_Collected material_
** begin **
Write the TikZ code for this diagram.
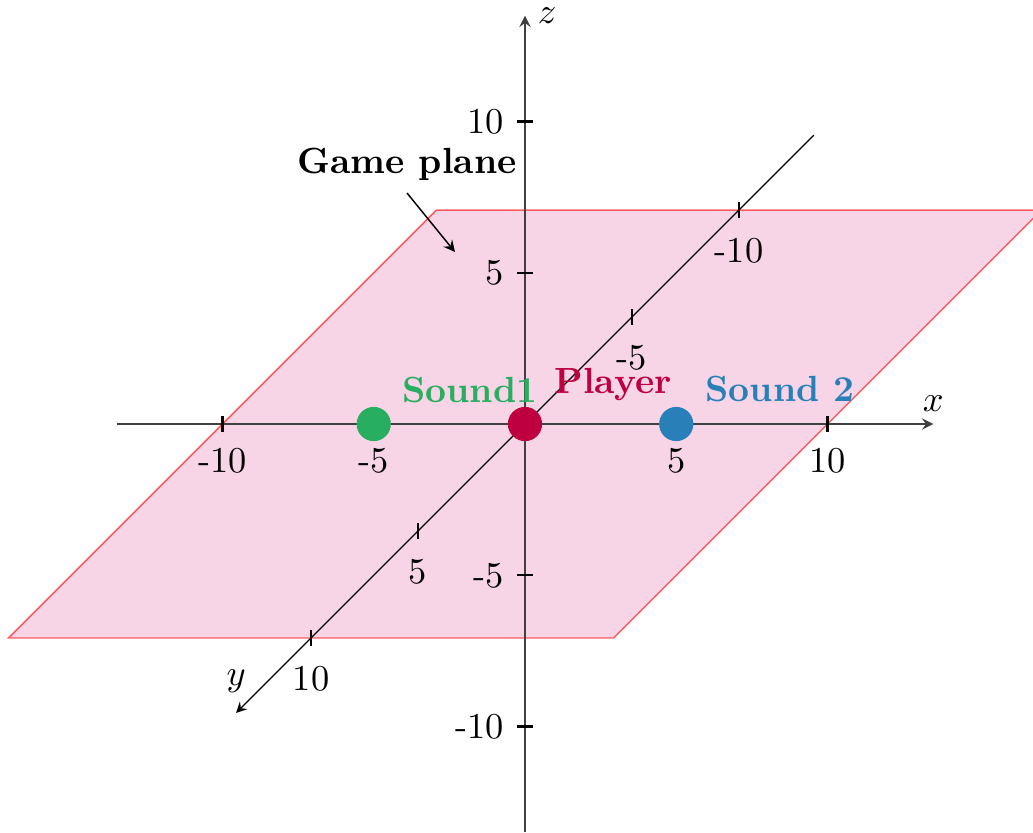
\documentclass[tikz,border=0pt]{standalone}
\usepackage{xcolor}
\usepackage{tikz}
\usetikzlibrary{arrows.meta, positioning}

\definecolor{soundgreen}{RGB}{39,174,96}
\definecolor{soundblue}{RGB}{41,128,185}
\definecolor{playerred}{RGB}{191,0,64}
\definecolor{planepink}{RGB}{241,171,205}

\begin{document}
\begin{tikzpicture}[>=stealth,
    x={(0.2921cm,0cm)}, y={(-0.2066cm,-0.2066cm)}, z={(0cm,0.2921cm)},
    tickmark/.style={line width=0.6pt},
    axisline/.style={->, black!75},
    srcdot/.style={circle, inner sep=0pt, minimum size=9.4pt},
    srclbl/.style={font=\bfseries}]
    \useasboundingbox (-5.069cm,-3.940cm) rectangle (4.905cm,4.094cm);

    % Game plane
    \filldraw[fill=planepink, fill opacity=0.5, draw=red, draw opacity=0.6]
        (-10,-10,0) -- (10,-10,0) -- (10,10,0) -- (-10,10,0) -- cycle;

    % Axes
    \coordinate (xmin) at (-13.5,0,0);
    \coordinate (xmax) at (13.5,0,0);
    \coordinate (ymin) at (0,-13.5,0);
    \coordinate (ymax) at (0,13.5,0);
    \coordinate (zmin) at (0,0,-13.5);
    \coordinate (zmax) at (0,0,13.5);
    \draw[axisline] (xmin) -- (xmax);
    \draw[axisline] (zmin) -- (zmax);
    \draw[->, black, line width=0.3pt] (ymin) -- (ymax);
    \node[above] (xlbl) at (xmax) {$x$};
    \node[above, yshift=2pt] (ylbl) at (ymax) {$y$};
    \node[right] (zlbl) at (zmax) {$z$};

    % Ticks
    \foreach \v in {-10,-5,5,10} {
        \draw[tickmark] (\v,0,0.26) -- (\v,0,-0.26) node[below, yshift=-1pt] (xt\v) {\v};
        \draw[tickmark] (0,\v,0.26) -- (0,\v,-0.26) node[below, yshift=-2pt] (yt\v) {\v};
        \draw[tickmark] (0.26,0,\v) -- (-0.26,0,\v) node[left] (zt\v) {\v};
    }

    % Sounds and player
    \node[srcdot, fill=soundgreen] (sound1) at (-5,0,0) {};
    \node[srcdot, fill=playerred] (player) at (0,0,0) {};
    \node[srcdot, fill=soundblue] (sound2) at (5,0,0) {};
    \node[srclbl, text=soundgreen] (sound1lbl) at (-0.531cm,0.328cm) {Sound1};
    \node[srclbl, text=playerred] (playerlbl) at (0.850cm,0.386cm) {Player};
    \node[srclbl, text=soundblue] (sound2lbl) at (2.462cm,0.338cm) {Sound 2};

    % Label of the plane
    \node[srclbl] (planelbl) at (-1.139cm,2.511cm) {Game plane};
    \coordinate (planept) at (-0.676cm,1.661cm);
    \draw[->] (planelbl.south) -- (planept);
\end{tikzpicture}
\end{document}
** end **
_Task directions_
Transcribe the material exactly, leaving every picture out.

_Response for this exercise_
Write the TikZ code for this diagram.
\documentclass[tikz,border=0pt]{standalone}
\usepackage{xcolor}
\usepackage{tikz}
\usetikzlibrary{arrows.meta, positioning}

\definecolor{soundgreen}{RGB}{39,174,96}
\definecolor{soundblue}{RGB}{41,128,185}
\definecolor{playerred}{RGB}{191,0,64}
\definecolor{planepink}{RGB}{241,171,205}

\begin{document}
\begin{tikzpicture}[>=stealth,
    x={(0.2921cm,0cm)}, y={(-0.2066cm,-0.2066cm)}, z={(0cm,0.2921cm)},
    tickmark/.style={line width=0.6pt},
    axisline/.style={->, black!75},
    srcdot/.style={circle, inner sep=0pt, minimum size=9.4pt},
    srclbl/.style={font=\bfseries}]
    \useasboundingbox (-5.069cm,-3.940cm) rectangle (4.905cm,4.094cm);

    % Game plane
    \filldraw[fill=planepink, fill opacity=0.5, draw=red, draw opacity=0.6]
        (-10,-10,0) -- (10,-10,0) -- (10,10,0) -- (-10,10,0) -- cycle;

    % Axes
    \coordinate (xmin) at (-13.5,0,0);
    \coordinate (xmax) at (13.5,0,0);
    \coordinate (ymin) at (0,-13.5,0);
    \coordinate (ymax) at (0,13.5,0);
    \coordinate (zmin) at (0,0,-13.5);
    \coordinate (zmax) at (0,0,13.5);
    \draw[axisline] (xmin) -- (xmax);
    \draw[axisline] (zmin) -- (zmax);
    \draw[->, black, line width=0.3pt] (ymin) -- (ymax);
    \node[above] (xlbl) at (xmax) {$x$};
    \node[above, yshift=2pt] (ylbl) at (ymax) {$y$};
    \node[right] (zlbl) at (zmax) {$z$};

    % Ticks
    \foreach \v in {-10,-5,5,10} {
        \draw[tickmark] (\v,0,0.26) -- (\v,0,-0.26) node[below, yshift=-1pt] (xt\v) {\v};
        \draw[tickmark] (0,\v,0.26) -- (0,\v,-0.26) node[below, yshift=-2pt] (yt\v) {\v};
        \draw[tickmark] (0.26,0,\v) -- (-0.26,0,\v) node[left] (zt\v) {\v};
    }

    % Sounds and player
    \node[srcdot, fill=soundgreen] (sound1) at (-5,0,0) {};
    \node[srcdot, fill=playerred] (player) at (0,0,0) {};
    \node[srcdot, fill=soundblue] (sound2) at (5,0,0) {};
    \node[srclbl, text=soundgreen] (sound1lbl) at (-0.531cm,0.328cm) {Sound1};
    \node[srclbl, text=playerred] (playerlbl) at (0.850cm,0.386cm) {Player};
    \node[srclbl, text=soundblue] (sound2lbl) at (2.462cm,0.338cm) {Sound 2};

    % Label of the plane
    \node[srclbl] (planelbl) at (-1.139cm,2.511cm) {Game plane};
    \coordinate (planept) at (-0.676cm,1.661cm);
    \draw[->] (planelbl.south) -- (planept);
\end{tikzpicture}
\end{document}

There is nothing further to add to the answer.